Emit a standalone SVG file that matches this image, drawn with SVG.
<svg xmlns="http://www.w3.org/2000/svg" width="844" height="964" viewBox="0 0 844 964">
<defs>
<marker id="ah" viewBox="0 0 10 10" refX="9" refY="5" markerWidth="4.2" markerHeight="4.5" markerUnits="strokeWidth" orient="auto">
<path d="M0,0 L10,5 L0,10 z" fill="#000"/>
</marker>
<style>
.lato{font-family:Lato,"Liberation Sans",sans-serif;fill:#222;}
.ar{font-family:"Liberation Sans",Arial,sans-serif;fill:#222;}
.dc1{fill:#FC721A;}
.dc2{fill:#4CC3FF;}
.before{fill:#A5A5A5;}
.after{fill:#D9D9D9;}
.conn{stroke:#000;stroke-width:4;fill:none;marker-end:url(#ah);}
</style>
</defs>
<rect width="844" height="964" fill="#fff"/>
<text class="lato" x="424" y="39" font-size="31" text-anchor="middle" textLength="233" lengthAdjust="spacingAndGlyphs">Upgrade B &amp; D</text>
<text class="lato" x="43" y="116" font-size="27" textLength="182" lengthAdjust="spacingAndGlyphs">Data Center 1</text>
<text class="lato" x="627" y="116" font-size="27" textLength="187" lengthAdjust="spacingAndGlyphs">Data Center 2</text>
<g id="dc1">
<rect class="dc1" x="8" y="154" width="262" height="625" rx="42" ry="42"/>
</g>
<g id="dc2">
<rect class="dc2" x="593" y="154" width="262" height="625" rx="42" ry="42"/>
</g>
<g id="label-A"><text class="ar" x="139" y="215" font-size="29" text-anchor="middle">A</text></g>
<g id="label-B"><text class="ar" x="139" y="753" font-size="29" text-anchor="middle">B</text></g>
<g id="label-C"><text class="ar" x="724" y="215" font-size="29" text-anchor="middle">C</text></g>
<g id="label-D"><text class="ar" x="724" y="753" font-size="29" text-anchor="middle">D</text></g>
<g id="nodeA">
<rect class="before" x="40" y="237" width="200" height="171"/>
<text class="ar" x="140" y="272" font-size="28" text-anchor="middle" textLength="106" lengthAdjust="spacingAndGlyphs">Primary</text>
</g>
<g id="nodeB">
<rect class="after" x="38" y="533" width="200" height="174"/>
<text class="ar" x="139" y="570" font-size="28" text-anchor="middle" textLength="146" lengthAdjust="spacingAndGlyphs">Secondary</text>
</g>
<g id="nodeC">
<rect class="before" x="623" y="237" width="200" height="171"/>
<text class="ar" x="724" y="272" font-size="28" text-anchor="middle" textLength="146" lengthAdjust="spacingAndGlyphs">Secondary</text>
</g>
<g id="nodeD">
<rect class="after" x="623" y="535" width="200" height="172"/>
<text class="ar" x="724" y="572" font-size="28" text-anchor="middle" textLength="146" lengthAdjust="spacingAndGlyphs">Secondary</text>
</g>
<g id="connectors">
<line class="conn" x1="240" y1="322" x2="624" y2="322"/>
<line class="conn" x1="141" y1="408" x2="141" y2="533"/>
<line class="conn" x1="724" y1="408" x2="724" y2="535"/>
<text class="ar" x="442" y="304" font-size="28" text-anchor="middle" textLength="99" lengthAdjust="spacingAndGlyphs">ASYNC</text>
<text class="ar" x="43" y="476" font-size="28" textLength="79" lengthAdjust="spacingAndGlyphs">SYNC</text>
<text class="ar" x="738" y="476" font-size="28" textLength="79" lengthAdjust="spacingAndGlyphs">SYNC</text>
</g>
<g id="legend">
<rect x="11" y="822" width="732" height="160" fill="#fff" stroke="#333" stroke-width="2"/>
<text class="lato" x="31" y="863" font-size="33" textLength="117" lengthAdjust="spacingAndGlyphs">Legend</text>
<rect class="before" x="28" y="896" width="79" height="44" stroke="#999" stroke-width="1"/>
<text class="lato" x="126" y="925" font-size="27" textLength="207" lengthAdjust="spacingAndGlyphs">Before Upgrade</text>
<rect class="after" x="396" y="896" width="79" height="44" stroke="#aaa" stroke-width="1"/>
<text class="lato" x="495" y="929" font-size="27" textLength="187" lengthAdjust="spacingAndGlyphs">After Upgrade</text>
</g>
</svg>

-*-

## Challenge
Each line must be given again exactly as written above.

## Result for this task
Emit a standalone SVG file that matches this image, drawn with SVG.
<svg xmlns="http://www.w3.org/2000/svg" width="844" height="964" viewBox="0 0 844 964">
<defs>
<marker id="ah" viewBox="0 0 10 10" refX="9" refY="5" markerWidth="4.2" markerHeight="4.5" markerUnits="strokeWidth" orient="auto">
<path d="M0,0 L10,5 L0,10 z" fill="#000"/>
</marker>
<style>
.lato{font-family:Lato,"Liberation Sans",sans-serif;fill:#222;}
.ar{font-family:"Liberation Sans",Arial,sans-serif;fill:#222;}
.dc1{fill:#FC721A;}
.dc2{fill:#4CC3FF;}
.before{fill:#A5A5A5;}
.after{fill:#D9D9D9;}
.conn{stroke:#000;stroke-width:4;fill:none;marker-end:url(#ah);}
</style>
</defs>
<rect width="844" height="964" fill="#fff"/>
<text class="lato" x="424" y="39" font-size="31" text-anchor="middle" textLength="233" lengthAdjust="spacingAndGlyphs">Upgrade B &amp; D</text>
<text class="lato" x="43" y="116" font-size="27" textLength="182" lengthAdjust="spacingAndGlyphs">Data Center 1</text>
<text class="lato" x="627" y="116" font-size="27" textLength="187" lengthAdjust="spacingAndGlyphs">Data Center 2</text>
<g id="dc1">
<rect class="dc1" x="8" y="154" width="262" height="625" rx="42" ry="42"/>
</g>
<g id="dc2">
<rect class="dc2" x="593" y="154" width="262" height="625" rx="42" ry="42"/>
</g>
<g id="label-A"><text class="ar" x="139" y="215" font-size="29" text-anchor="middle">A</text></g>
<g id="label-B"><text class="ar" x="139" y="753" font-size="29" text-anchor="middle">B</text></g>
<g id="label-C"><text class="ar" x="724" y="215" font-size="29" text-anchor="middle">C</text></g>
<g id="label-D"><text class="ar" x="724" y="753" font-size="29" text-anchor="middle">D</text></g>
<g id="nodeA">
<rect class="before" x="40" y="237" width="200" height="171"/>
<text class="ar" x="140" y="272" font-size="28" text-anchor="middle" textLength="106" lengthAdjust="spacingAndGlyphs">Primary</text>
</g>
<g id="nodeB">
<rect class="after" x="38" y="533" width="200" height="174"/>
<text class="ar" x="139" y="570" font-size="28" text-anchor="middle" textLength="146" lengthAdjust="spacingAndGlyphs">Secondary</text>
</g>
<g id="nodeC">
<rect class="before" x="623" y="237" width="200" height="171"/>
<text class="ar" x="724" y="272" font-size="28" text-anchor="middle" textLength="146" lengthAdjust="spacingAndGlyphs">Secondary</text>
</g>
<g id="nodeD">
<rect class="after" x="623" y="535" width="200" height="172"/>
<text class="ar" x="724" y="572" font-size="28" text-anchor="middle" textLength="146" lengthAdjust="spacingAndGlyphs">Secondary</text>
</g>
<g id="connectors">
<line class="conn" x1="240" y1="322" x2="624" y2="322"/>
<line class="conn" x1="141" y1="408" x2="141" y2="533"/>
<line class="conn" x1="724" y1="408" x2="724" y2="535"/>
<text class="ar" x="442" y="304" font-size="28" text-anchor="middle" textLength="99" lengthAdjust="spacingAndGlyphs">ASYNC</text>
<text class="ar" x="43" y="476" font-size="28" textLength="79" lengthAdjust="spacingAndGlyphs">SYNC</text>
<text class="ar" x="738" y="476" font-size="28" textLength="79" lengthAdjust="spacingAndGlyphs">SYNC</text>
</g>
<g id="legend">
<rect x="11" y="822" width="732" height="160" fill="#fff" stroke="#333" stroke-width="2"/>
<text class="lato" x="31" y="863" font-size="33" textLength="117" lengthAdjust="spacingAndGlyphs">Legend</text>
<rect class="before" x="28" y="896" width="79" height="44" stroke="#999" stroke-width="1"/>
<text class="lato" x="126" y="925" font-size="27" textLength="207" lengthAdjust="spacingAndGlyphs">Before Upgrade</text>
<rect class="after" x="396" y="896" width="79" height="44" stroke="#aaa" stroke-width="1"/>
<text class="lato" x="495" y="929" font-size="27" textLength="187" lengthAdjust="spacingAndGlyphs">After Upgrade</text>
</g>
</svg>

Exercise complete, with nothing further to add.